Armitage’s art training was undertaken in Paris, where he enrolled at the Ecole des Beaux-Arts in October 1837. He studied under the history painter, Paul Delaroche, who at that time was at the height of his fame. Armitage was one of four students selected to assist Delaroche with the fresco Hemicycle in the amphitheatre of the Palais des Beaux-Arts, when he reputedly modelled for the head of Masaccio. Whilst still in Paris, he exhibited “Prometheus Bound” in 1842, which a contemporary critic described as ‘well drawn but brutally energetic’.
Roses
In 1843 Armitage returned to London, where he entered the competition for the decoration of the new Houses of Parliament at Westminster, the old Houses of Parliament having been destroyed by fire in 1834. To organise and oversee this project, a Royal Commission had been appointed in 1841, the President of which was Queen Victoria’s new Consort, Prince Albert of Saxe-Coburg and Gotha. Decorations were to be executed in fresco and were to illustrate subjects from British history or from the works of Spenser, Shakespeare or Milton. Competitions were held for appropriate designs (‘cartoons’), with a number of leading artists commissioned to take part. The first competition entries were unveiled in Westminster Hall in the summer of 1843 and attracted considerable attention from the public. Armitage’s cartoon, “The Landing of Julius Caesar in Britain”, secured one of the three first prizes of £300. He won a further prize in 1845 in a subsequent Westminster competition for his cartoon “The Spirit of Religion”. Although neither of these cartoons was executed in fresco, Armitage did execute two frescoes in the Poets’ Gallery off the Upper Waiting Hall: “The Thames and its Tributaries” (also referred to as “The Personification of the Thames”) (1852), from the poetry of Alexander Pope and “The Death of Marmion” (1854), from Sir Walter Scott’s poem. Unfortunately frescoes were ill-suited to the atmosphere of 19th-century London, and many started to disintegrate almost as soon as they were completed.
Armitage won another first prize in 1847 for his oil painting “The Battle of Meanee”, which was subsequently purchased by Queen Victoria. This was said to have been carefully researched, Sir Charles Napier, who played a prominent role at Meanee, having lent Armitage his own sketches of the locality.
In 1848 Armitage exhibited for the first time at the Royal Academy when he showed “Henry VIII” and “Catherine Parr” and “Trafalgar”. He continued to send regular contributions most years until his death.

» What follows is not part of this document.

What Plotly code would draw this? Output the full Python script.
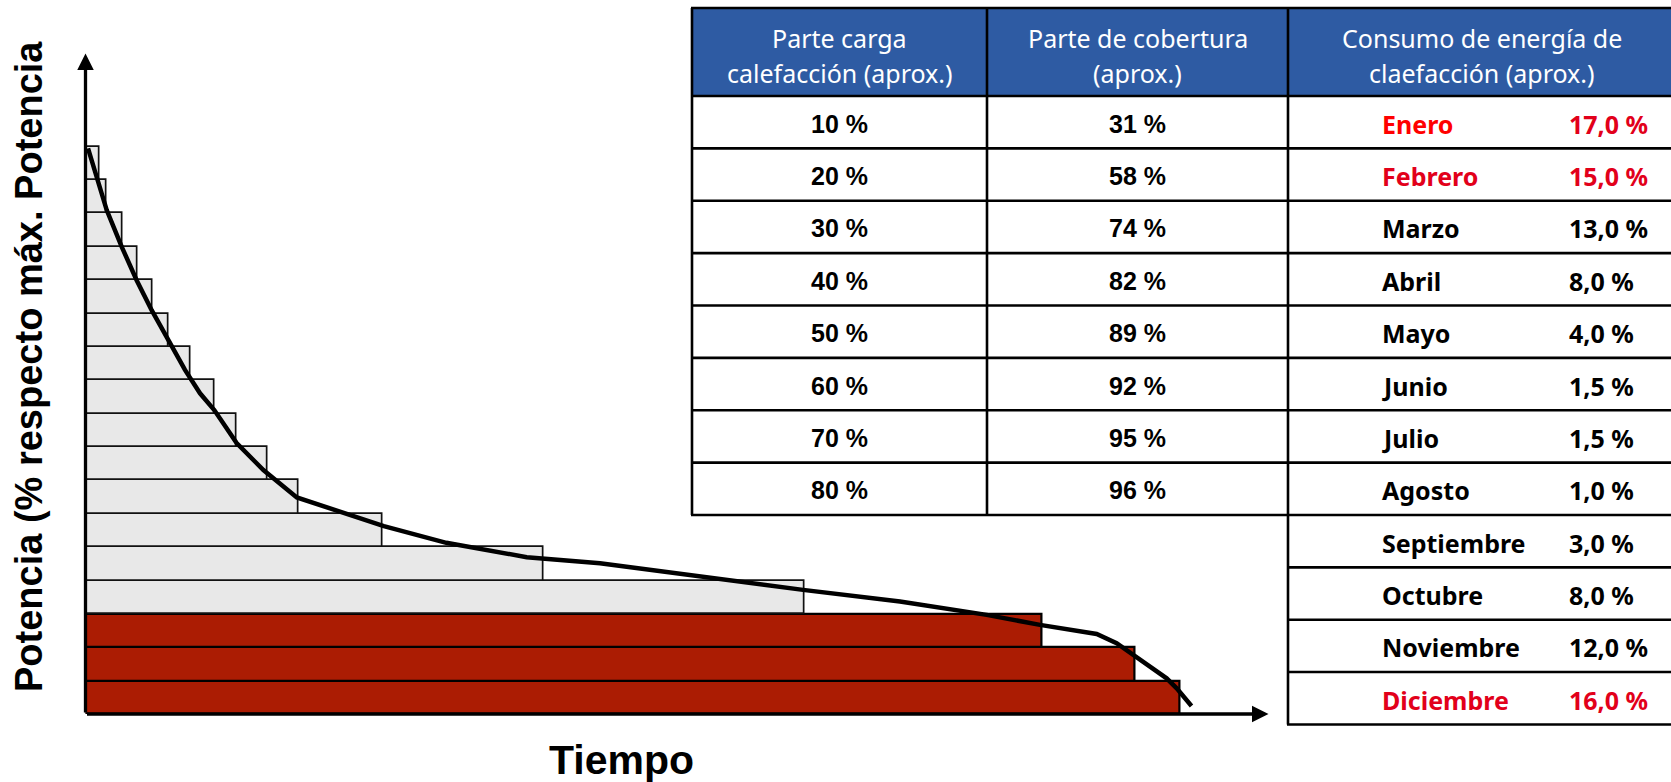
import plotly.graph_objects as go

# ---------------- data ----------------
# Annual load-duration curve: hours of the year vs. heating power (in load steps, 0..17)
curve_hours = [20, 89, 168, 287, 405, 524, 656, 788, 907, 1020, 1197, 1409, 1674,
               2010, 2363, 2858, 3495, 4075, 4867, 5683, 6451, 7138, 7560, 8009,
               8167, 8297, 8563, 8643, 8760]
curve_power = [16.95, 16.07, 15.10, 14.00, 13.00, 12.10, 11.21, 10.31, 9.61, 9.11,
               8.12, 7.31, 6.49, 6.06, 5.63, 5.13, 4.70, 4.52, 4.11, 3.72, 3.37,
               2.97, 2.67, 2.40, 2.12, 1.77, 1.07, 0.77, 0.24]

# Duration (hours) of each load step, from the bottom step to the top step
step_hours = [8665, 8305, 7575, 5695, 3625, 2355, 1685, 1445, 1195, 1020,
              835, 655, 530, 410, 290, 170, 110]
base_steps = 3  # steps covered by the base-load generator

# Table
header = [["Parte carga", "calefacción (aprox.)"],
          ["Parte de cobertura", "(aprox.)"],
          ["Consumo de energía de", "claefacción (aprox.)"]]
carga = ["10 %", "20 %", "30 %", "40 %", "50 %", "60 %", "70 %", "80 %"]
cobertura = ["31 %", "58 %", "74 %", "82 %", "89 %", "92 %", "95 %", "96 %"]
meses = ["Enero", "Febrero", "Marzo", "Abril", "Mayo", "Junio", "Julio",
         "Agosto", "Septiembre", "Octubre", "Noviembre", "Diciembre"]
consumo = [17.0, 15.0, 13.0, 8.0, 4.0, 1.5, 1.5, 1.0, 3.0, 8.0, 12.0, 16.0]
meses_destacados = {"Enero": "#FF0000", "Febrero": "#E2001A", "Diciembre": "#E2001A"}

# ---------------- geometry (pixels) ----------------
W, H = 1671, 782
ORIGIN_X, ORIGIN_Y = 85.5, 714.0
PX_PER_HOUR = (1191.5 - ORIGIN_X) / 8760
PX_PER_STEP = 33.37
PLOT_RIGHT, PLOT_TOP = 1300.0, 40.0


def fx(x):
    return x / W


def fy(y):
    return 1 - y / H


x_max = (PLOT_RIGHT - ORIGIN_X) / PX_PER_HOUR
y_max = (ORIGIN_Y - PLOT_TOP) / PX_PER_STEP
x_tip = (1268.5 - ORIGIN_X) / PX_PER_HOUR
y_tip = (ORIGIN_Y - 53.5) / PX_PER_STEP

fig = go.Figure()

n = len(step_hours)
fig.add_trace(go.Bar(
    x=step_hours,
    y=[i + 0.5 for i in range(n)],
    base=0,
    width=1,
    orientation="h",
    marker=dict(
        color=["#AB1C03" if i < base_steps else "#E8E8E8" for i in range(n)],
        line=dict(color=["#000000" if i < base_steps else "#111111" for i in range(n)],
                  width=[2.2 if i < base_steps else 1.7 for i in range(n)]),
    ),
    hoverinfo="skip",
))

fig.add_trace(go.Scatter(
    x=curve_hours, y=curve_power, mode="lines",
    line=dict(color="#000000", width=4.5),
    hoverinfo="skip",
))

annotations = []
shapes = []

# axes with arrowheads
for (tx, ty) in [(x_tip, 0), (0, y_tip)]:
    annotations.append(dict(
        x=tx, y=ty, ax=0, ay=0, xref="x", yref="y", axref="x", ayref="y",
        showarrow=True, arrowhead=2, arrowsize=1, arrowwidth=3.3,
        arrowcolor="#000000", text="",
    ))

# axis titles
annotations.append(dict(
    x=fx(621), y=fy(760), xref="paper", yref="paper", showarrow=False,
    text="<b>Tiempo</b>", font=dict(family="Liberation Sans, Arial", size=41, color="#000000"),
    xanchor="center", yanchor="middle",
))
annotations.append(dict(
    x=fx(29), y=fy(367), xref="paper", yref="paper", showarrow=False,
    text="<b>Potencia (% respecto máx. Potencia</b>", textangle=-90,
    font=dict(family="Liberation Sans, Arial", size=38, color="#000000"),
    xanchor="center", yanchor="middle",
))

# ---------------- table ----------------
T_LEFT, C1, C2, T_RIGHT = 692.0, 987.0, 1288.0, 1680.0
T_TOP, HEAD_BOTTOM, ROW_H = 8.0, 96.0, 52.37
n_left = len(carga)
n_right = len(meses)
left_bottom = HEAD_BOTTOM + n_left * ROW_H
right_bottom = HEAD_BOTTOM + n_right * ROW_H
LW = 2.6

shapes.append(dict(type="rect", xref="paper", yref="paper",
                   x0=fx(T_LEFT), x1=fx(T_RIGHT), y0=fy(T_TOP), y1=fy(HEAD_BOTTOM),
                   fillcolor="#2E5BA3", line=dict(width=0)))


def hline(y, x0, x1):
    shapes.append(dict(type="line", xref="paper", yref="paper",
                       x0=fx(x0), x1=fx(x1), y0=fy(y), y1=fy(y),
                       line=dict(color="#000000", width=LW)))


def vline(x, y0, y1):
    shapes.append(dict(type="line", xref="paper", yref="paper",
                       x0=fx(x), x1=fx(x), y0=fy(y0), y1=fy(y1),
                       line=dict(color="#000000", width=LW)))


hline(T_TOP, T_LEFT - 1, T_RIGHT)
for k in range(n_right + 1):
    yk = HEAD_BOTTOM + k * ROW_H
    hline(yk, T_LEFT - 1 if k <= n_left else C2 - 1, T_RIGHT)
vline(T_LEFT, T_TOP, left_bottom)
vline(C1, T_TOP, left_bottom)
vline(C2, T_TOP, right_bottom)

# header text
head_centers = [(T_LEFT + C1) / 2, (C1 + C2) / 2, 1482]
for cx, lines in zip(head_centers, header):
    for j, line in enumerate(lines):
        annotations.append(dict(
            x=fx(cx), y=fy(38 + j * 34.5), xref="paper", yref="paper", showarrow=False,
            text=line, xanchor="center", yanchor="middle",
            font=dict(family="Noto Sans", size=25, color="#FFFFFF"),
        ))

# left columns
for k, (a, b) in enumerate(zip(carga, cobertura)):
    cy = HEAD_BOTTOM + (k + 0.5) * ROW_H + 1.5
    for cx, txt in [((T_LEFT + C1) / 2, a), ((C1 + C2) / 2, b)]:
        annotations.append(dict(
            x=fx(cx), y=fy(cy), xref="paper", yref="paper", showarrow=False,
            text="<b>" + txt + "</b>", xanchor="center", yanchor="middle",
            font=dict(family="Liberation Sans, Arial", size=25, color="#000000"),
        ))

# monthly consumption column
for k, (mes, val) in enumerate(zip(meses, consumo)):
    cy = HEAD_BOTTOM + (k + 0.5) * ROW_H + 1.5
    col = meses_destacados.get(mes, "#000000")
    val_col = "#E2001A" if mes in meses_destacados else "#000000"
    annotations.append(dict(
        x=fx(1380), y=fy(cy), xref="paper", yref="paper", showarrow=False,
        text="<b>" + mes + "</b>", xanchor="left", yanchor="middle",
        font=dict(family="Noto Sans", size=25, color=col),
    ))
    annotations.append(dict(
        x=fx(1567), y=fy(cy), xref="paper", yref="paper", showarrow=False,
        text="<b>" + f"{val:.1f}".replace(".", ",") + " %</b>",
        xanchor="left", yanchor="middle",
        font=dict(family="Noto Sans", size=25, color=val_col),
    ))

fig.update_layout(
    width=W, height=H,
    margin=dict(l=0, r=0, t=0, b=0),
    paper_bgcolor="#FFFFFF", plot_bgcolor="#FFFFFF",
    showlegend=False,
    bargap=0,
    xaxis=dict(domain=[fx(ORIGIN_X), fx(PLOT_RIGHT)], range=[0, x_max],
               visible=False, fixedrange=True),
    yaxis=dict(domain=[fy(ORIGIN_Y), fy(PLOT_TOP)], range=[0, y_max],
               visible=False, fixedrange=True),
    shapes=shapes,
    annotations=annotations,
)

fig.write_html("out.html")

He married Catherine Laurie Barber in 1853, who was herself an artist. Armitage was one of the first artists to settle in the St. John’s Wood area of London, where his friends included other artists living in that neighborhood.
Julian the Apostate presiding at a conference of sectarian, 1875
The art dealer Ernest Gambart sent Armitage to the Crimea in 1855 to make on-the-spot sketches for pictures including “The Stand of the Guards at Inkerman” and “The Heavy Cavalry Charge at Balaclava”, which were shown at Gambart’s French gallery in the spring of 1856. He exhibited “Souvenir of Scutari” at the Royal Academy in 1857 (now in Tyne and Wear Museums).
Armitage was elected an associate of the Royal Academy in 1867 and a full member in 1872, and in 1875 he was appointed Professor and Lecturer on painting. Examples of his work include: “Retribution” (1858) (Leeds City Art Gallery), “St Francis before Pope Innocent III” (1859) (fresco originally in Church of St John the Evangelist, Islington, later replaced by the painting Institution of the Franciscan Order, 1887), “Festival of Esther” (1865) (Royal Academy, London), ” The Remorse of Judas” (1866) (Tate Collection, London), “Herod’s Birthday Feast” (1868) (Guildhall, London), “Julian the Apostate Presiding at a Conference of Sectarians” (1875) (Walker Art Gallery, Liverpool), “Sea Urchins” (1882) (Auckland Art Gallery, New Zealand).
His lectures to the Royal Academy were published as “Lectures on Painting” (London, 1883).
After retiring from the Royal Academy in May 1894, Armitage spent some time in Tunbridge Wells, where he died on 24 May 1896 of apoplexy and exhaustion following pneumonia. He is buried in Hove Cemetery.